## PROBLEM DETAILS
Leave out the pictures and print only the lines from the one with "Write a Python" through the one with "Rebuild this diagram", exactly as they are.

## RECORDS PROVIDED
■ ■ ■ ■ ■ ■ ■

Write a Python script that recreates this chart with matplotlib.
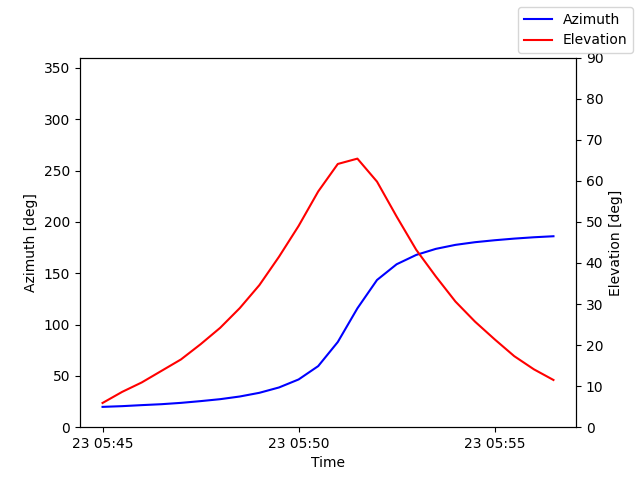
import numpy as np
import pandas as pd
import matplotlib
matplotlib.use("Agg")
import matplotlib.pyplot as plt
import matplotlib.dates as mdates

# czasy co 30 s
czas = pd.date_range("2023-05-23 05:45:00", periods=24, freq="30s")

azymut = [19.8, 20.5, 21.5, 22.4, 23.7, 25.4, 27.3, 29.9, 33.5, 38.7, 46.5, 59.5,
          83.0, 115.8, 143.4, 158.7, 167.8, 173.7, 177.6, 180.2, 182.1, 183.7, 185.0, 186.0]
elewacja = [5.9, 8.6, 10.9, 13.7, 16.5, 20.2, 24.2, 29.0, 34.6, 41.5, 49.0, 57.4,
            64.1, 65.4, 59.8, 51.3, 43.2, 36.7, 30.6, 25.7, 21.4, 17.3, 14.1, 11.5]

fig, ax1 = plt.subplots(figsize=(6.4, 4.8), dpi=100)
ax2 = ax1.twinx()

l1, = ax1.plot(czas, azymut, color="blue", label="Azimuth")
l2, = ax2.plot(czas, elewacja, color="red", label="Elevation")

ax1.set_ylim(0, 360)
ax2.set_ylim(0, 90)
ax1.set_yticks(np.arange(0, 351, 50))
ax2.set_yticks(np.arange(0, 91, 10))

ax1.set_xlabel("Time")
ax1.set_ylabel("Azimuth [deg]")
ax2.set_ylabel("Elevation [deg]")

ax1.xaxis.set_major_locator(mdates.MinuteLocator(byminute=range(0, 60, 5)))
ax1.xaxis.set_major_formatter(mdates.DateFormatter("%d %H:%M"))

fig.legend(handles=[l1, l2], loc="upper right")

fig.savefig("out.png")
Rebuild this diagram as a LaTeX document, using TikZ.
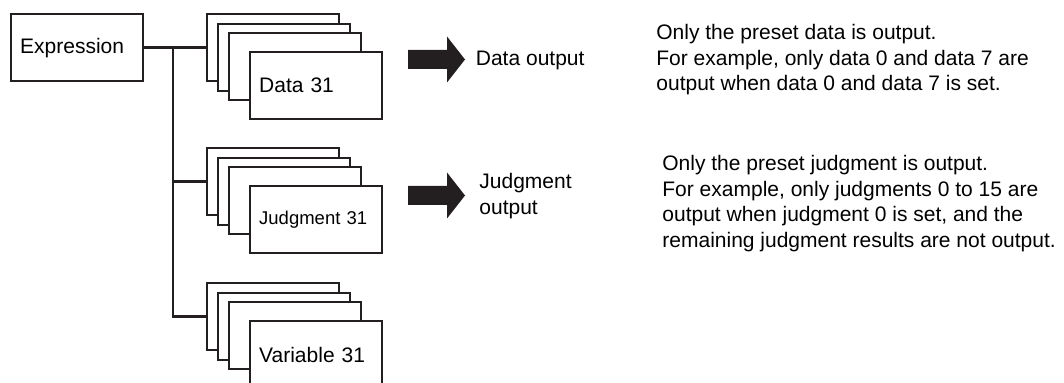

■ ■ ■ ■ ■ ■ ■

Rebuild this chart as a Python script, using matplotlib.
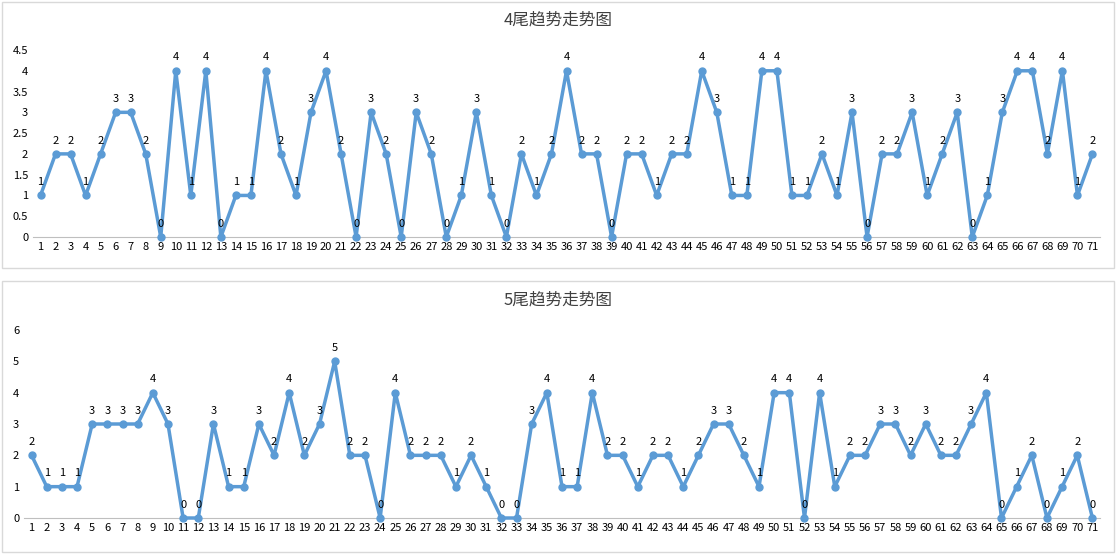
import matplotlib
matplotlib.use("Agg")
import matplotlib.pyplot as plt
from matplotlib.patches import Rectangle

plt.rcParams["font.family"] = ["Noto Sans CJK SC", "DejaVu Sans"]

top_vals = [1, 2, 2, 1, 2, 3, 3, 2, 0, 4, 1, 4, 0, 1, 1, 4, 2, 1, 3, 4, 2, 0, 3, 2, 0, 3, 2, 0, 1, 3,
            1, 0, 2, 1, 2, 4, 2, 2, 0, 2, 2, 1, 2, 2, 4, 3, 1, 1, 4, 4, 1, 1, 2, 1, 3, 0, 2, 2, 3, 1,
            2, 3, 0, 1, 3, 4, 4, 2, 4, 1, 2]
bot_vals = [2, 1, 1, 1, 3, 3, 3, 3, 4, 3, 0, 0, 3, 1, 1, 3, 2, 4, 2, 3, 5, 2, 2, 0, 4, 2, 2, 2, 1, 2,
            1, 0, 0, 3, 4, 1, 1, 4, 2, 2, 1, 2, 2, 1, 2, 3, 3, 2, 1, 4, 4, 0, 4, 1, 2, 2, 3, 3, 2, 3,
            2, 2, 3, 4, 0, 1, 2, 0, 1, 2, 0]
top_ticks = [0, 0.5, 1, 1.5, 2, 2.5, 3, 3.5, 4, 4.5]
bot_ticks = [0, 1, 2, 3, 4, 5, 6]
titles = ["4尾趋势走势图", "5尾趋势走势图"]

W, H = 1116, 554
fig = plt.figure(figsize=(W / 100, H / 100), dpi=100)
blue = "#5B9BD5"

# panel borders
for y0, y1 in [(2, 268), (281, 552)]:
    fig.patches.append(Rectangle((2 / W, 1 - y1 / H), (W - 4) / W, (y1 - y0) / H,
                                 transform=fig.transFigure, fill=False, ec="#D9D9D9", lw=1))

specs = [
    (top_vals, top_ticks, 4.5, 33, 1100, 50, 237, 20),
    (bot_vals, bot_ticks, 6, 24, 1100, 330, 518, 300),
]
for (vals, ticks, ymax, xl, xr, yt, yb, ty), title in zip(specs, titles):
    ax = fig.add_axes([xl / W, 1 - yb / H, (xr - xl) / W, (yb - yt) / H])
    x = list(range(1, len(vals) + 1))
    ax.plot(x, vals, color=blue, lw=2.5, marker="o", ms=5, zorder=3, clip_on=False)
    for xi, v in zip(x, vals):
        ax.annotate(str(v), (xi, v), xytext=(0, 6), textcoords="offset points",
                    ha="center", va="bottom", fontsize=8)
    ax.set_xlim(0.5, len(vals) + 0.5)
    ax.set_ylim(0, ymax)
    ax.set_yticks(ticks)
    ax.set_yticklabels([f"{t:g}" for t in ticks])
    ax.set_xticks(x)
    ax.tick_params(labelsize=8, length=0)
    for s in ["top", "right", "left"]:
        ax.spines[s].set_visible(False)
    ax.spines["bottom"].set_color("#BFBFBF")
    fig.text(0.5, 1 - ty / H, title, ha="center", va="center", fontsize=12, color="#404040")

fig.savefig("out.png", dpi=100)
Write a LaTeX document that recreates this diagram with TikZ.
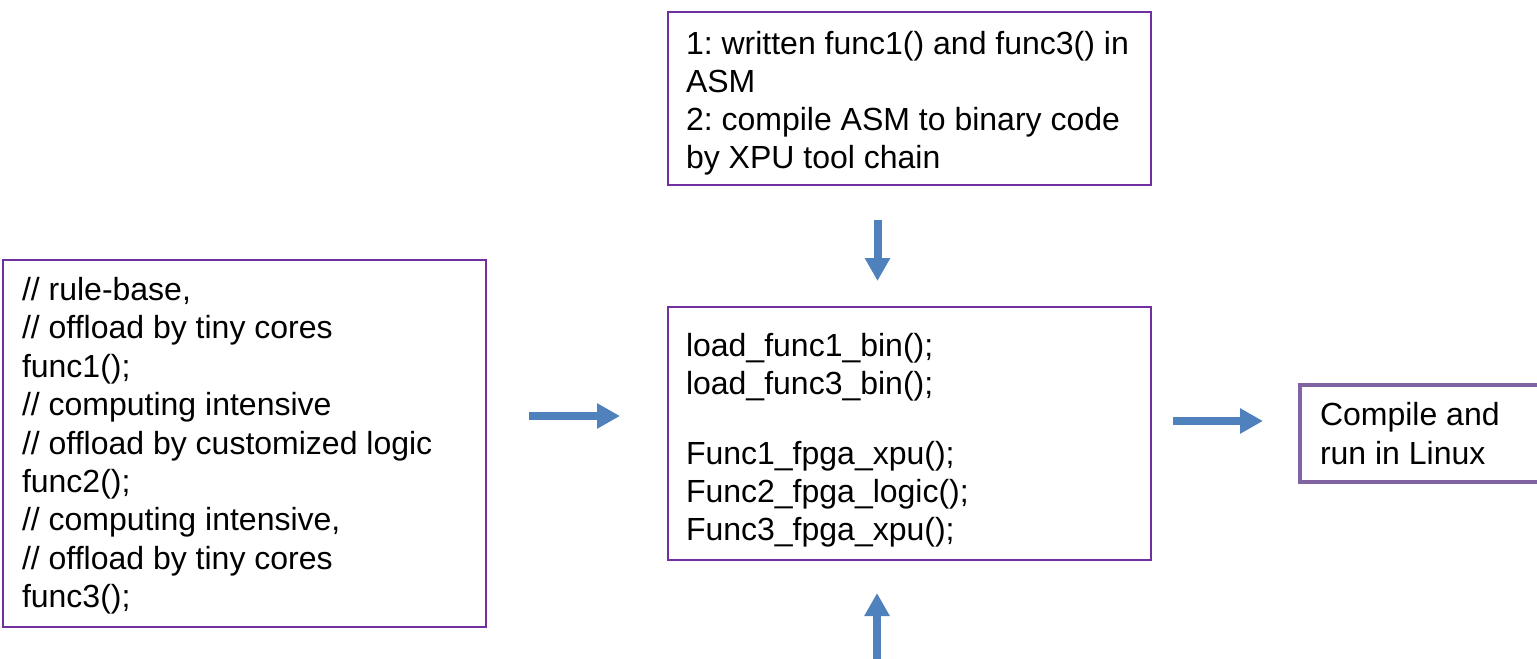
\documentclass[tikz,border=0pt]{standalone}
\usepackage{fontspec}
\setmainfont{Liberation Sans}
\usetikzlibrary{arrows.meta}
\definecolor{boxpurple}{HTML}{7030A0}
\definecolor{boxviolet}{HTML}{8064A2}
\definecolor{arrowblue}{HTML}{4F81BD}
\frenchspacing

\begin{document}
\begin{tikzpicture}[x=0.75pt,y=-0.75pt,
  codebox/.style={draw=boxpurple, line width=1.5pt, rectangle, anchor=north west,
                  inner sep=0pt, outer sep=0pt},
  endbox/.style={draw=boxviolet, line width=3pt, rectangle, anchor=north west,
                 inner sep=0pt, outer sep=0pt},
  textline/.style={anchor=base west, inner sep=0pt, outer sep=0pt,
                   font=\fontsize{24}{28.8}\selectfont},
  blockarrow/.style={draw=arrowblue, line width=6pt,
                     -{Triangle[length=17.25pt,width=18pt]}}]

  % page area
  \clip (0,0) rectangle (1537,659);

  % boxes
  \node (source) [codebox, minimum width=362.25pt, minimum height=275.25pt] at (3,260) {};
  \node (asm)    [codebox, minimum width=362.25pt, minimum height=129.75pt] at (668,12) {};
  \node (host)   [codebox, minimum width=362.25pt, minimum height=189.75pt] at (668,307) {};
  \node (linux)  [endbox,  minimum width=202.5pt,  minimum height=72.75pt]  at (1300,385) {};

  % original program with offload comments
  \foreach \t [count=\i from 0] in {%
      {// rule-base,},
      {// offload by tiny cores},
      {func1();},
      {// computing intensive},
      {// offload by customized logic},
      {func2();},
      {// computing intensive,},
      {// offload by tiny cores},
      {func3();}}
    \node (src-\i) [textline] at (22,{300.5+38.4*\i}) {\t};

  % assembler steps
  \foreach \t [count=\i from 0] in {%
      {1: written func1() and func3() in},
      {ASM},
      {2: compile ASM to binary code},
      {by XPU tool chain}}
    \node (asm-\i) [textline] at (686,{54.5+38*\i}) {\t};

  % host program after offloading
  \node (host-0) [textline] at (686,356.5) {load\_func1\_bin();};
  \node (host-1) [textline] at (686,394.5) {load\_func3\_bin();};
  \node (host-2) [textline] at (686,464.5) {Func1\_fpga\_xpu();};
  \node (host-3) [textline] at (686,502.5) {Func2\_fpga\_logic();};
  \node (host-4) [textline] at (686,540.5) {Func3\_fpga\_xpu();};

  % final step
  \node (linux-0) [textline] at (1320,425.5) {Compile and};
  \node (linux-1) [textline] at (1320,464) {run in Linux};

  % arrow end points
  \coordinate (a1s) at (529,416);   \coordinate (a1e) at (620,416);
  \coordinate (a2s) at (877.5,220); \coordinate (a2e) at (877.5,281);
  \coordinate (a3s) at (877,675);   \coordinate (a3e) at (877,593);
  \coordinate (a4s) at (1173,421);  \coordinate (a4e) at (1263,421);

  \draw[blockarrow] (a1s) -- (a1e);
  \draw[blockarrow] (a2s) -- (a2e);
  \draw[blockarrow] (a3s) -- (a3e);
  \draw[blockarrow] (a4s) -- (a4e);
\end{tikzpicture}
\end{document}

■ ■ ■ ■ ■ ■ ■

## THE ANSWER
Write a Python script that recreates this chart with matplotlib.
import numpy as np
import pandas as pd
import matplotlib
matplotlib.use("Agg")
import matplotlib.pyplot as plt
import matplotlib.dates as mdates

# czasy co 30 s
czas = pd.date_range("2023-05-23 05:45:00", periods=24, freq="30s")

azymut = [19.8, 20.5, 21.5, 22.4, 23.7, 25.4, 27.3, 29.9, 33.5, 38.7, 46.5, 59.5,
          83.0, 115.8, 143.4, 158.7, 167.8, 173.7, 177.6, 180.2, 182.1, 183.7, 185.0, 186.0]
elewacja = [5.9, 8.6, 10.9, 13.7, 16.5, 20.2, 24.2, 29.0, 34.6, 41.5, 49.0, 57.4,
            64.1, 65.4, 59.8, 51.3, 43.2, 36.7, 30.6, 25.7, 21.4, 17.3, 14.1, 11.5]

fig, ax1 = plt.subplots(figsize=(6.4, 4.8), dpi=100)
ax2 = ax1.twinx()

l1, = ax1.plot(czas, azymut, color="blue", label="Azimuth")
l2, = ax2.plot(czas, elewacja, color="red", label="Elevation")

ax1.set_ylim(0, 360)
ax2.set_ylim(0, 90)
ax1.set_yticks(np.arange(0, 351, 50))
ax2.set_yticks(np.arange(0, 91, 10))

ax1.set_xlabel("Time")
ax1.set_ylabel("Azimuth [deg]")
ax2.set_ylabel("Elevation [deg]")

ax1.xaxis.set_major_locator(mdates.MinuteLocator(byminute=range(0, 60, 5)))
ax1.xaxis.set_major_formatter(mdates.DateFormatter("%d %H:%M"))

fig.legend(handles=[l1, l2], loc="upper right")

fig.savefig("out.png")
Rebuild this diagram as a LaTeX document, using TikZ.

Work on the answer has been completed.